General Questions regarding Classify Document Scope

Background : We are in process of building a POC for a healthcare company that wants a robot to basically help them determine additional diagnoses based on their current diagnosis. Most of this is done post mortem for insurance purposes. So we decided to use the classify documents as our way to determine these diagnoses.

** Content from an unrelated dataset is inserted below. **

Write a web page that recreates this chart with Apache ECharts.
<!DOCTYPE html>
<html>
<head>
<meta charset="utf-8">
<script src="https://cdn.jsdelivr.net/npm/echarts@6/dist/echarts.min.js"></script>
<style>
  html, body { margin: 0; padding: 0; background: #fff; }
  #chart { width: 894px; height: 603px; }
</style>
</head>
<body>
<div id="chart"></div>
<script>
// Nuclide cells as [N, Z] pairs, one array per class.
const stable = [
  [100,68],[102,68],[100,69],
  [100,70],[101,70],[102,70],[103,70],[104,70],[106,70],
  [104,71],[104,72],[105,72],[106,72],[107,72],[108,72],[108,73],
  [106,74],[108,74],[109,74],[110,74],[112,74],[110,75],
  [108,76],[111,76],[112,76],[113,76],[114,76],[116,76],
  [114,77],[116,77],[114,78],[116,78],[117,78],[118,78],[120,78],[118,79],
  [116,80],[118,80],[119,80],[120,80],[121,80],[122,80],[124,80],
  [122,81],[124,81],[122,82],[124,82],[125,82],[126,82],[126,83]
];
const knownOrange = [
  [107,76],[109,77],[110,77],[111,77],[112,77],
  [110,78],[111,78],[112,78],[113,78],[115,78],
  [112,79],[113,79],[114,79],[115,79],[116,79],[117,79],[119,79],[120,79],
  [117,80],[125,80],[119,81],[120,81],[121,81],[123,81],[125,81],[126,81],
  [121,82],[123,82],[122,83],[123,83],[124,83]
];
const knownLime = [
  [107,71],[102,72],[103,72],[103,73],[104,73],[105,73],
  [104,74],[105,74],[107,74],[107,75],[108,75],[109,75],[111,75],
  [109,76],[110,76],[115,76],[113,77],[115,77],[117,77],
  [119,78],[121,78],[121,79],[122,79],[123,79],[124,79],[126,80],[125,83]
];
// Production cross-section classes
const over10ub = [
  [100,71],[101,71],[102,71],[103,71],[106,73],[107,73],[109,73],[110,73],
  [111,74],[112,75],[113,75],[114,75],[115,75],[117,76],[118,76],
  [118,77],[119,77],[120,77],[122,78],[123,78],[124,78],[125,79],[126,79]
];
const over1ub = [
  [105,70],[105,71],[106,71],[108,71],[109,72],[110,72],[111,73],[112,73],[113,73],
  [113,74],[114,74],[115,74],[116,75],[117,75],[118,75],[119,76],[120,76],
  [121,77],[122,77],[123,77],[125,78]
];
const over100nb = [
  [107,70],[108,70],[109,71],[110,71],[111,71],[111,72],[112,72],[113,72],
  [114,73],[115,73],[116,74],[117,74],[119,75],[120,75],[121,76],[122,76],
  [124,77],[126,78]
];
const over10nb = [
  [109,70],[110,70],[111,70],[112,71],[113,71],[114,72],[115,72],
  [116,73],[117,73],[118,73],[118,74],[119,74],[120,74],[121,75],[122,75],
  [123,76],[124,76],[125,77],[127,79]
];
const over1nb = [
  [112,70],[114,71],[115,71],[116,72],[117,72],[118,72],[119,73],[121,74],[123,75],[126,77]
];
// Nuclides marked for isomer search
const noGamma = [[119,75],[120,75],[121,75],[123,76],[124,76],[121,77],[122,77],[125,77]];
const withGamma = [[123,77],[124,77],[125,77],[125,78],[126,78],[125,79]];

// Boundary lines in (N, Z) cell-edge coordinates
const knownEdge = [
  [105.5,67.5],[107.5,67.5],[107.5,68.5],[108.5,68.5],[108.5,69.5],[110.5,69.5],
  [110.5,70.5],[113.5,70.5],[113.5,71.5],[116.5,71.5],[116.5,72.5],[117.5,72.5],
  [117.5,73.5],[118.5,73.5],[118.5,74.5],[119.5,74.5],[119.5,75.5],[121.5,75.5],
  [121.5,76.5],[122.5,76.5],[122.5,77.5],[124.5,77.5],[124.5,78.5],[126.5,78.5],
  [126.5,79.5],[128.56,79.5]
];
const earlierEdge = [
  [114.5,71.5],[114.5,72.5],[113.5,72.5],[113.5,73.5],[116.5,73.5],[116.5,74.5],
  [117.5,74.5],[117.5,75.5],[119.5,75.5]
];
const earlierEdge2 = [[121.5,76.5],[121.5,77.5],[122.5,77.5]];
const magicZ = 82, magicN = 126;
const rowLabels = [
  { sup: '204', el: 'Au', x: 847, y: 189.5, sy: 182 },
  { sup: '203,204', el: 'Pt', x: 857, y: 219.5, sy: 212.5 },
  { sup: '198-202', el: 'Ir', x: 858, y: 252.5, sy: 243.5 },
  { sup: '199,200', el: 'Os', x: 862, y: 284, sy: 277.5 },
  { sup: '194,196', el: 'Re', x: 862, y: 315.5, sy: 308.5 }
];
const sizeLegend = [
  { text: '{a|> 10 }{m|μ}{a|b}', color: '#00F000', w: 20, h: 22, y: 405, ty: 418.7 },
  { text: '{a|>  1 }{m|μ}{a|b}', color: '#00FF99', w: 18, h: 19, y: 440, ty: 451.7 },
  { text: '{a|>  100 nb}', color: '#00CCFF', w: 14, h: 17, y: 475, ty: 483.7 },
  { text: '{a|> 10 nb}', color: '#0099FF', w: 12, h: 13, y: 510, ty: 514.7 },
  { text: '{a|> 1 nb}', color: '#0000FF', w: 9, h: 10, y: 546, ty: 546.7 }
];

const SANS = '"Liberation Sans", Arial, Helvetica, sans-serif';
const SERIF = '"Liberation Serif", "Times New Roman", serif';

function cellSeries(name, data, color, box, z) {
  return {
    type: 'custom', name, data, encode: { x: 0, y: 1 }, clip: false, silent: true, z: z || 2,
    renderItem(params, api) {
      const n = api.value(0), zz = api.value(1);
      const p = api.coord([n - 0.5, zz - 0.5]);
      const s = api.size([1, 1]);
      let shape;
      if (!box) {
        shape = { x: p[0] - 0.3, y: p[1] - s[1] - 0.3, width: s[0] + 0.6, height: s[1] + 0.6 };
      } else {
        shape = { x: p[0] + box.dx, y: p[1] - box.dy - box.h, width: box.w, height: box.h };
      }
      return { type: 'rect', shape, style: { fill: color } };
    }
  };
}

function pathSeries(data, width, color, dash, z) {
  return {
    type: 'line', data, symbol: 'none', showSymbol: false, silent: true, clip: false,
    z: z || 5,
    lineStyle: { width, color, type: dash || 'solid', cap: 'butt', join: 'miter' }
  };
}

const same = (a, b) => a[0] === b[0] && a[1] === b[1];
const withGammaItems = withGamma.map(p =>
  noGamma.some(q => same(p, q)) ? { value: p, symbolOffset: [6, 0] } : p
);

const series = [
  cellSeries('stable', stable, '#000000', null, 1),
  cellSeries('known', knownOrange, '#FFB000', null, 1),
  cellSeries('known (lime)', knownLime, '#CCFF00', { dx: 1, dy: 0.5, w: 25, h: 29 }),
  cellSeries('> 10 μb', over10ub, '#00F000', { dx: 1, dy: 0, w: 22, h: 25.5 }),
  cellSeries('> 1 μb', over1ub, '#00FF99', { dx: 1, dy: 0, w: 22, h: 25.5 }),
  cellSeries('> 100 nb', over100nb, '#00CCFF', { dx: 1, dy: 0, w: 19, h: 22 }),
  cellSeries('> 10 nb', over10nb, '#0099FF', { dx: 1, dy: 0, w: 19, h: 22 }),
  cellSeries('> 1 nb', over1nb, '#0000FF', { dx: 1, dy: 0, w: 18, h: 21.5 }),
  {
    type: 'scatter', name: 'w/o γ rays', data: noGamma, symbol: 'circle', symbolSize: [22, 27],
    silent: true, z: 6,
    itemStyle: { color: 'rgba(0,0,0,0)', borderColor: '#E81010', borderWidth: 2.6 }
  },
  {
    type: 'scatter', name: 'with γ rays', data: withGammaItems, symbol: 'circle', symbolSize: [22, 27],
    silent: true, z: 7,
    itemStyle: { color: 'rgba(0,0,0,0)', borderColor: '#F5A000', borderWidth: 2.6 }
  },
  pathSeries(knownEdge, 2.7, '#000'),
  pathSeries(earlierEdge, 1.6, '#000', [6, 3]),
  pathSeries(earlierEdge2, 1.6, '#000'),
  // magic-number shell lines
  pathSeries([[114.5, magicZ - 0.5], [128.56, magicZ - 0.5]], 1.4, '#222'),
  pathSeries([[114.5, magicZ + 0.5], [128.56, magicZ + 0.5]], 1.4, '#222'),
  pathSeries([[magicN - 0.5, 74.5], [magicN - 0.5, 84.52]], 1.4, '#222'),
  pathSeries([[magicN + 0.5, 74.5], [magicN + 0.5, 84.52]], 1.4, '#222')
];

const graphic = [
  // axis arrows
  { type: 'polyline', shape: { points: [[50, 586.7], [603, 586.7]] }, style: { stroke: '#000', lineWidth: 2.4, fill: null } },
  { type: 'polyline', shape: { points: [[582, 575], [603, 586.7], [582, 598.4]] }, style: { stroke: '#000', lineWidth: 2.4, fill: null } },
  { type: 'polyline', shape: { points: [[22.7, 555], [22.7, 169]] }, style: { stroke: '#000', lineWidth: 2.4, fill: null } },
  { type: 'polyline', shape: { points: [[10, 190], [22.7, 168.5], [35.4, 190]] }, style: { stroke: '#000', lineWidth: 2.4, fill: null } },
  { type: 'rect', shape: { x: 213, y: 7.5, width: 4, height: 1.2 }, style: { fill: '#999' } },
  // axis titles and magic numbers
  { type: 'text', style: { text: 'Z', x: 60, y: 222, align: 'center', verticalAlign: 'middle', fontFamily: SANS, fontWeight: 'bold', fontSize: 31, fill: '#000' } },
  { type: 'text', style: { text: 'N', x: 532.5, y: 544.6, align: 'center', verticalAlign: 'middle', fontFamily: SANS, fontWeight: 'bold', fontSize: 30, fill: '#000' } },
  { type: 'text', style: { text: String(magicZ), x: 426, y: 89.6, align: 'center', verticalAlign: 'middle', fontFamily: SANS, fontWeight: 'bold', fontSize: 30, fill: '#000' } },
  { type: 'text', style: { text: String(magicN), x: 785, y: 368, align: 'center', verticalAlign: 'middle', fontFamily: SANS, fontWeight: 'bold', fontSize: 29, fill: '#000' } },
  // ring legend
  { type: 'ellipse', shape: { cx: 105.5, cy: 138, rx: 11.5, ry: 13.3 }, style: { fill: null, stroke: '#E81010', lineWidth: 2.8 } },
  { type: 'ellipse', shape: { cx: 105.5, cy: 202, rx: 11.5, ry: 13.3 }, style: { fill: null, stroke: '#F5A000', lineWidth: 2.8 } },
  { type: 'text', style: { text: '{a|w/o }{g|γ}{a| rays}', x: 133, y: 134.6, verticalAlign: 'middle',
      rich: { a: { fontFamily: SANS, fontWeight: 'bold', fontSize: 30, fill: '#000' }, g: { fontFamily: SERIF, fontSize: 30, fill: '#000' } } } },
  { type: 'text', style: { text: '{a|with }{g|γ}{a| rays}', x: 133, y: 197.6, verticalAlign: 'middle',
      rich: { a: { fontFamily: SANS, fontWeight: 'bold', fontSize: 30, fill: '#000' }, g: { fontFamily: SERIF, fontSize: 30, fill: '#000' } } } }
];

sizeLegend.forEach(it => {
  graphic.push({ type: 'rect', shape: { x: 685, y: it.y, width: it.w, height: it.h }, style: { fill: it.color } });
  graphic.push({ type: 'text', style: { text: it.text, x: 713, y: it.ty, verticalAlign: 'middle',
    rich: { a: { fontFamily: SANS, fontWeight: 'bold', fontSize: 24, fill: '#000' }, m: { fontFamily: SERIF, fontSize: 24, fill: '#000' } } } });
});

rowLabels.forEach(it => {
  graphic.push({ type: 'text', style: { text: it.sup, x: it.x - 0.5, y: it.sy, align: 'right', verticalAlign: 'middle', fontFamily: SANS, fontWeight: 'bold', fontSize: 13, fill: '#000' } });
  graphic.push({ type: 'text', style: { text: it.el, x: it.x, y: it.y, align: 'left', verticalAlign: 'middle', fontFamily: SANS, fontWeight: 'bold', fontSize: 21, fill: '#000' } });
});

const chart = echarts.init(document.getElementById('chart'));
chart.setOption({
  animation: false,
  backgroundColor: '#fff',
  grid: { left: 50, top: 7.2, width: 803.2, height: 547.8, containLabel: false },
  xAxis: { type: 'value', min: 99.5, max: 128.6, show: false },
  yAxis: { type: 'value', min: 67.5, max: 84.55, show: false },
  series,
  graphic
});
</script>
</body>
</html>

Since I am very new to Document Understanding, I was hoping to have some questions answered regarding Classify Document Scope.
–What is the best way to user Classifier Manage Learning? Single Line? Multiple lines?
–What is the difference between using one line, or multiple lines?
– What is the difference in using multiple words on one line, vs separate lines for each?

TIA!

@Ioana_Gligan

I assume you are using the Keyword Based Classifier? In this case, for each document type you can define one or more keyword sets (I assume this is what you mean by lines). A document is classified as a certain type if ANY of the keyword sets for that type matches the document and then, of all matching types, the one with highest confidence is selected. Within a keyword set for a document type ALL keywords must be found within a document in order for the document type to be a valid candidate.

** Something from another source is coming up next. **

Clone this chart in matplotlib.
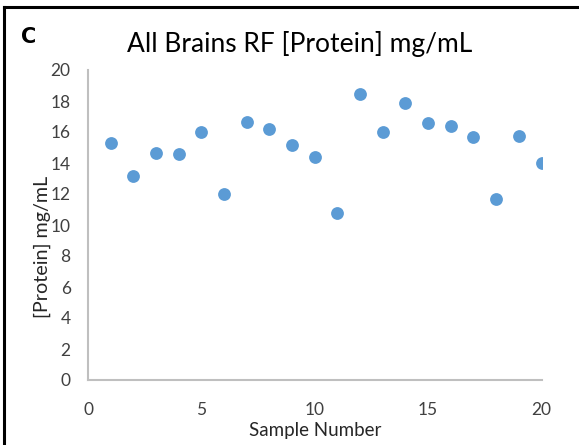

Example: My document is “The quick brown fox jumps over the lazy dog” and my possible document types are “document about fox” and “document about bear”.

For document type “document about fox” I define the following keyword sets:

  1. “fox”
  2. “brown”, “fox”
  3. “red”, “fox”

For document type “document about bear” I define the following keyword sets:

  1. “agile”, “bear”
  2. “bear”

When I classify the document, keyword sets 1 and 2 for “document about fox” will match the document, but 3 won’t. Neither of the document sets for “document about bear” match the document so the type reported is “document about fox”.

PS: The above is specific to Keyword Based Classifier. Future classifiers (of which you can now test a preview of Intelligent Keyword Classifier), will have completely different setups.

1 Like

Yes, I was using Keyword Classifier. My apologies.